Juan Pablo Montoya (2005 – Silverstone)

Champion elect Fernando Alonso started the 2005 British Grand Prix from pole position, but it was McLaren’s Juan Pablo Montoya who won. Montoya’s team-mate Kimi Raikkonen had qualified just 0.027s down on the Renault driver but received a 10 place grid drop for an engine change. This promoted Montoya to third on the grid, behind Honda’s Jenson Button and the pole-sitter. Montoya passed Button at the start and set about chasing Alonso. He took the lead on the opening lap but a safety car was quickly deployed as Takuma Sato had stalled on the grid and his car was being moved away. At the restart Montoya maintained his lead and started to pull away. Montoya was the first to stop of the two of them, but Alonso pitted just a lap later. Alonso got caught up in traffic as Montoya pitted for the second time, and after they were both out on track, it was advantage Montoya. Alonso put up a fight but in the end the McLaren driver won by nearly three seconds, with Raikkonen completing a double podium for McLaren in third.

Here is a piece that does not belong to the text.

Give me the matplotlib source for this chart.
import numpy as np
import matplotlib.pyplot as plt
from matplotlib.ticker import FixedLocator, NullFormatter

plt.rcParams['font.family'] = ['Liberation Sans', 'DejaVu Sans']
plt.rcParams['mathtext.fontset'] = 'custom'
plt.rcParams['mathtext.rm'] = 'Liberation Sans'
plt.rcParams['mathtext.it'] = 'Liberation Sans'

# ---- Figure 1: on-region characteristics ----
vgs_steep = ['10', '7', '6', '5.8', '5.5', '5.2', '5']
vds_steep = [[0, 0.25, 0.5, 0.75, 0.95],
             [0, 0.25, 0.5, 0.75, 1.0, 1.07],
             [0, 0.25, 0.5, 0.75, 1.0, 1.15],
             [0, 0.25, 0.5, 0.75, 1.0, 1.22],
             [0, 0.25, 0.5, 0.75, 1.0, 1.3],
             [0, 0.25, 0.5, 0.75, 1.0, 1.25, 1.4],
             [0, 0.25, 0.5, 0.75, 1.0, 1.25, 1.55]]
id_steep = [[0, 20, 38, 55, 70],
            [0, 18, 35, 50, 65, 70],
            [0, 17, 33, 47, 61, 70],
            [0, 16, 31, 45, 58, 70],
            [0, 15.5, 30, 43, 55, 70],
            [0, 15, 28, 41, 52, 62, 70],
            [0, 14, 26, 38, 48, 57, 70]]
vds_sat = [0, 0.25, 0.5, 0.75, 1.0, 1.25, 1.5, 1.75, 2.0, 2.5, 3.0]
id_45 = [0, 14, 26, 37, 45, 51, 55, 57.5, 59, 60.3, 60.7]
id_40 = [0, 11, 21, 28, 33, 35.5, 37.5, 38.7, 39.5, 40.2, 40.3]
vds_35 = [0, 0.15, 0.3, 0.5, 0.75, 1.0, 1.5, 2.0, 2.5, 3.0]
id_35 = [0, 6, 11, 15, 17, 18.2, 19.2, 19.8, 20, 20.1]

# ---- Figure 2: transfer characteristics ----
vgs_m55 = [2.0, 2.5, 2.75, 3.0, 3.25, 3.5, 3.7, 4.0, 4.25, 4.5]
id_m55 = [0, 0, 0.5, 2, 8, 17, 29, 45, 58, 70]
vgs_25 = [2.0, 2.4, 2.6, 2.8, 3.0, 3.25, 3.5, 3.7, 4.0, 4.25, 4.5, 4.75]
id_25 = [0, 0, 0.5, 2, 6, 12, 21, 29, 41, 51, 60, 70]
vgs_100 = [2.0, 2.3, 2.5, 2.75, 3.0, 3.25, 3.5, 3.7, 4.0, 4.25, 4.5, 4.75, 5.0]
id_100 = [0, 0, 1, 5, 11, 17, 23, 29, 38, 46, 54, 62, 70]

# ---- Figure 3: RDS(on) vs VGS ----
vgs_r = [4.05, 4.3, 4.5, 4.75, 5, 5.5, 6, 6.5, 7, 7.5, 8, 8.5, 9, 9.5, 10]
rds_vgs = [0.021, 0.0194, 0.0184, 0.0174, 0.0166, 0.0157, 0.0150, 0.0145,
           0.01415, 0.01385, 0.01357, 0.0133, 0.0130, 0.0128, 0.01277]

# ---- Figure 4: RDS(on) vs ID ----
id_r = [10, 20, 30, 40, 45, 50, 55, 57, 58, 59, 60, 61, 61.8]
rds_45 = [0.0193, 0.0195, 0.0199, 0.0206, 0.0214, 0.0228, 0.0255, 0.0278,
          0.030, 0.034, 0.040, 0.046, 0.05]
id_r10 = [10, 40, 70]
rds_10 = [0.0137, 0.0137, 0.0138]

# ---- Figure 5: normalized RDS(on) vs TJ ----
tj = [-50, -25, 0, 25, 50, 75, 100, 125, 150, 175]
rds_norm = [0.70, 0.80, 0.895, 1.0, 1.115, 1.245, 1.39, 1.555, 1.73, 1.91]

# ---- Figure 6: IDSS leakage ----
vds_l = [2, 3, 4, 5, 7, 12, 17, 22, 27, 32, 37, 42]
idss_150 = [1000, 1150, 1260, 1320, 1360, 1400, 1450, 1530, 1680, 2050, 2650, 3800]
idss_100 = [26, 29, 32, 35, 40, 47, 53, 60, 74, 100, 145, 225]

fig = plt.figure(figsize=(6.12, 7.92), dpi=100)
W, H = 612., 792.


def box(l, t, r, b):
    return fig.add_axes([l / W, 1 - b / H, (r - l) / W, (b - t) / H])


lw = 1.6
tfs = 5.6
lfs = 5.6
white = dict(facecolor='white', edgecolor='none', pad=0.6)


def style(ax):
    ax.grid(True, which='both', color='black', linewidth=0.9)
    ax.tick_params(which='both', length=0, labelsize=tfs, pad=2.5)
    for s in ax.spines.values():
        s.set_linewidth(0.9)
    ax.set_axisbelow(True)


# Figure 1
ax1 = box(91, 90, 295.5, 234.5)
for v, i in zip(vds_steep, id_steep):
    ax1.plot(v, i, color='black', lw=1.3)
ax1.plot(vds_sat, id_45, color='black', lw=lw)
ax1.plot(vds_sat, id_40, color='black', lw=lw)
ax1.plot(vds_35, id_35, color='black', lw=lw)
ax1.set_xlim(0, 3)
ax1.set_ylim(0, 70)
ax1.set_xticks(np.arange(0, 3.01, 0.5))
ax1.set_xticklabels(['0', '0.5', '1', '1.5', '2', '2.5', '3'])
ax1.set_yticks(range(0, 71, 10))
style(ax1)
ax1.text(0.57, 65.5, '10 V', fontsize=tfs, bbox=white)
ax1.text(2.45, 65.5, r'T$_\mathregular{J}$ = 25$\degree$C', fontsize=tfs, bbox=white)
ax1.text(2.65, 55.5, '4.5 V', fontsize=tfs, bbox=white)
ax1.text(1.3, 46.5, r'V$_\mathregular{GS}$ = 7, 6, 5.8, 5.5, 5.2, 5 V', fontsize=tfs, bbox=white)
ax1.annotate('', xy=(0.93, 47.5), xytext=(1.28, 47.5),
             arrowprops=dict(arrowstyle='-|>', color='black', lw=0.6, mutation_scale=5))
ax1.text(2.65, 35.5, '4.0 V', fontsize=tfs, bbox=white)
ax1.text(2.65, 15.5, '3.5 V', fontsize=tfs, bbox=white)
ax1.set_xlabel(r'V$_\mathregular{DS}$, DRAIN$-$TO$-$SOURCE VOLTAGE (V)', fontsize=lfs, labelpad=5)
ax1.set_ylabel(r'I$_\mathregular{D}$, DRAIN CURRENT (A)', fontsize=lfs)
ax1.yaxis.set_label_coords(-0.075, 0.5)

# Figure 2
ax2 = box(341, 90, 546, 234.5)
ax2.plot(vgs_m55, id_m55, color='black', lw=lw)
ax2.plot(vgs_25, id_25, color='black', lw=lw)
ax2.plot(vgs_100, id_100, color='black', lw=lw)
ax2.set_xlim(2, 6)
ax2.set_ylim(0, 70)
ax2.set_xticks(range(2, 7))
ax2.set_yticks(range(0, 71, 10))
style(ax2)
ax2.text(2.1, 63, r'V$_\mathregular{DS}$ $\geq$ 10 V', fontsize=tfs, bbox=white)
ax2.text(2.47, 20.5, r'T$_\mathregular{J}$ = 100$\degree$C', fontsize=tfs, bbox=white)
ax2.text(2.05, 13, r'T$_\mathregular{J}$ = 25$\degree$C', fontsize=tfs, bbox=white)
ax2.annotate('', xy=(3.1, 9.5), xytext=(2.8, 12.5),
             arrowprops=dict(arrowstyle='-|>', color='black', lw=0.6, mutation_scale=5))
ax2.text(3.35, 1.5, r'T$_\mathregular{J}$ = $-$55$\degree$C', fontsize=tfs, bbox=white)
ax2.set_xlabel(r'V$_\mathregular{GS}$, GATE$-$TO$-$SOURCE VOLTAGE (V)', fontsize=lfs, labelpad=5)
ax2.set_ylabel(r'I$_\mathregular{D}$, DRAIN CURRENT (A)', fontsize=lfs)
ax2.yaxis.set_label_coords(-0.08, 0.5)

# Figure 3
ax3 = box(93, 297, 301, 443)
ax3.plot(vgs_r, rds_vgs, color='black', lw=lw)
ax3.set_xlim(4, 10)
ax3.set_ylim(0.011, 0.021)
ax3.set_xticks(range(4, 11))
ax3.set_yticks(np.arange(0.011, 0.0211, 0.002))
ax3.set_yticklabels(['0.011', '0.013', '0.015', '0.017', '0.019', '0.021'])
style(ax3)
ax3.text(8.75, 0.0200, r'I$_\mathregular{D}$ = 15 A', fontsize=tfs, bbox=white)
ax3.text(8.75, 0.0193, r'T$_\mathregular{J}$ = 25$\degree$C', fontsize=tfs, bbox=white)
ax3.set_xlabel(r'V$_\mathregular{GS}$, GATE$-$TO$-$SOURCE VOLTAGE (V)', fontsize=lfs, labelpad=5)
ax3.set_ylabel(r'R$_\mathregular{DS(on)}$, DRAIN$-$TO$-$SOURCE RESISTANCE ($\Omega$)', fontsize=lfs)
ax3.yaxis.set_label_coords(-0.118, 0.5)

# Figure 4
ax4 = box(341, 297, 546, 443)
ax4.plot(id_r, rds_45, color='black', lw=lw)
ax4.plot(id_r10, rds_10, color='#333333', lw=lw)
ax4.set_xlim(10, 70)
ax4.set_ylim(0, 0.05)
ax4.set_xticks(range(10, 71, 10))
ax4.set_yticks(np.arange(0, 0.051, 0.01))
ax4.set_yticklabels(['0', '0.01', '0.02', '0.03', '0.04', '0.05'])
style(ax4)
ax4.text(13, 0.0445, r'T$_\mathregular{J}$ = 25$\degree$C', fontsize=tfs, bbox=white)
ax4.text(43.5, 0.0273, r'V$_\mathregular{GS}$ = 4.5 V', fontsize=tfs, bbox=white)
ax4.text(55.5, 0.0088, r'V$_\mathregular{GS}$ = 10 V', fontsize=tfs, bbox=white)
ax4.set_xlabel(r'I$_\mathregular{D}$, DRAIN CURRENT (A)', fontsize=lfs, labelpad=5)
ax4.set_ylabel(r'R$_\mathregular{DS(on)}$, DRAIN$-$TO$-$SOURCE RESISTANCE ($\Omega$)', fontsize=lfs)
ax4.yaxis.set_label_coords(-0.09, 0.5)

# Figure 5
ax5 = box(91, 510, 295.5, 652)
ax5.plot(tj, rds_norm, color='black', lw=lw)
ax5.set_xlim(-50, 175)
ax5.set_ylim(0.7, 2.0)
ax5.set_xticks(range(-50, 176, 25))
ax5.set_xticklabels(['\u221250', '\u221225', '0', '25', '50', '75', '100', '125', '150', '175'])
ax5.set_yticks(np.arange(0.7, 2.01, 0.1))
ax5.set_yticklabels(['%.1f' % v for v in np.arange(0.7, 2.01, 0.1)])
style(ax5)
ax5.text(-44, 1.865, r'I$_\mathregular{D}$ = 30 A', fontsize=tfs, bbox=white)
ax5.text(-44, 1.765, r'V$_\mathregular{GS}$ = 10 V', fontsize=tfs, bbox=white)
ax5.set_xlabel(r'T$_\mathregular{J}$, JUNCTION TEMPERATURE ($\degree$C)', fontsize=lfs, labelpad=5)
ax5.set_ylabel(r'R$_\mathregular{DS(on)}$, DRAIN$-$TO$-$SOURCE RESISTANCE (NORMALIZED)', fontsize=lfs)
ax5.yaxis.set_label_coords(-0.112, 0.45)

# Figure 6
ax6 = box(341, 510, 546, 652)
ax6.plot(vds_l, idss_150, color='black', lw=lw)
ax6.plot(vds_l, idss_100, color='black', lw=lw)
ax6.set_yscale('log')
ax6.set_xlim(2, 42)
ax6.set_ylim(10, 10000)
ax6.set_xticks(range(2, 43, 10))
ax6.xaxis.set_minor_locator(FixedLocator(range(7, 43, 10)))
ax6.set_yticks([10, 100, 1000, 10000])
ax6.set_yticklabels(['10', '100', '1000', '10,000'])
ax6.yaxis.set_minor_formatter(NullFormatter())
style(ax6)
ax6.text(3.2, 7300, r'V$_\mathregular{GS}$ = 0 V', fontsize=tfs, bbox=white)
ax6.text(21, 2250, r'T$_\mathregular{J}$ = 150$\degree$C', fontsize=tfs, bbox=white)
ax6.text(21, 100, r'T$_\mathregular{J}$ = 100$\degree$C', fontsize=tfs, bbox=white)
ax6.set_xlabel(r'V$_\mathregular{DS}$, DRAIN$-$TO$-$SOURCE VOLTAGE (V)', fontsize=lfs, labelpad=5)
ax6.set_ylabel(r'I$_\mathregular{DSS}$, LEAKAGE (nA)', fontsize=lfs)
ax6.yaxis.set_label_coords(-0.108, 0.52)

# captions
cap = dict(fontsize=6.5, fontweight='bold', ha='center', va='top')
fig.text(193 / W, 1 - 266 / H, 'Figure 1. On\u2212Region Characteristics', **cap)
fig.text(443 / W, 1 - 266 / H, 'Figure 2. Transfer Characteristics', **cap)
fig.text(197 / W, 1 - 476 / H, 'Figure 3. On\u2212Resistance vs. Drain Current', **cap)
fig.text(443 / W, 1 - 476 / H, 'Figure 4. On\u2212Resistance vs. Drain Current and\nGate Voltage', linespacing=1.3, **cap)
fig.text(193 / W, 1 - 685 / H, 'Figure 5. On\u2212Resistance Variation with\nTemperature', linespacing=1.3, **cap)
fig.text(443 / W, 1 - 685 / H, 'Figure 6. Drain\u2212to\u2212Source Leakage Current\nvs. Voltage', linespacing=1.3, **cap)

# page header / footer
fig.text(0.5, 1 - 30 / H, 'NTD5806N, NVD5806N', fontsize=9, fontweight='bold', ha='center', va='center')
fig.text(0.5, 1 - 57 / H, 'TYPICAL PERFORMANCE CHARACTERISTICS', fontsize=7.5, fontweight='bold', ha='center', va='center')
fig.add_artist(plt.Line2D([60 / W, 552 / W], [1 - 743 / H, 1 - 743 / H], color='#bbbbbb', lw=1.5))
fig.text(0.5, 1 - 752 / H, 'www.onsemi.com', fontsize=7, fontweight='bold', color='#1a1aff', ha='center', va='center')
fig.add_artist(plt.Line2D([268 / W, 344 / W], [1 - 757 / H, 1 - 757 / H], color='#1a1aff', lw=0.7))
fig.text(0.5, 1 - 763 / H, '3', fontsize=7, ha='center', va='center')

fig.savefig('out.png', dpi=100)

Lewis Hamilton (2008 – Silverstone)

McLaren’s last win at Silverstone came back in 2008, when Lewis Hamilton won en route to his world championship. McLaren driver Heikki Kovalainen qualified on pole position by over half a second with Hamilton lining up in fourth. It was a wet race day and Hamilton had a storming start to get into second and challenging his team-mate by the end of the first lap. Kovalainen held him off until lap five when he eventually got through. While other drivers had problems keeping their cars on the track, Hamilton had a dominating drive up at the front. When he crossed the line to win the race he was over a second clear of Nick Heidfeld in second and nearly a minute and a half ahead of Rubens Barrichello. Last year fans voted Hamilton’s race win as their favourite McLaren British Grand Prix moment!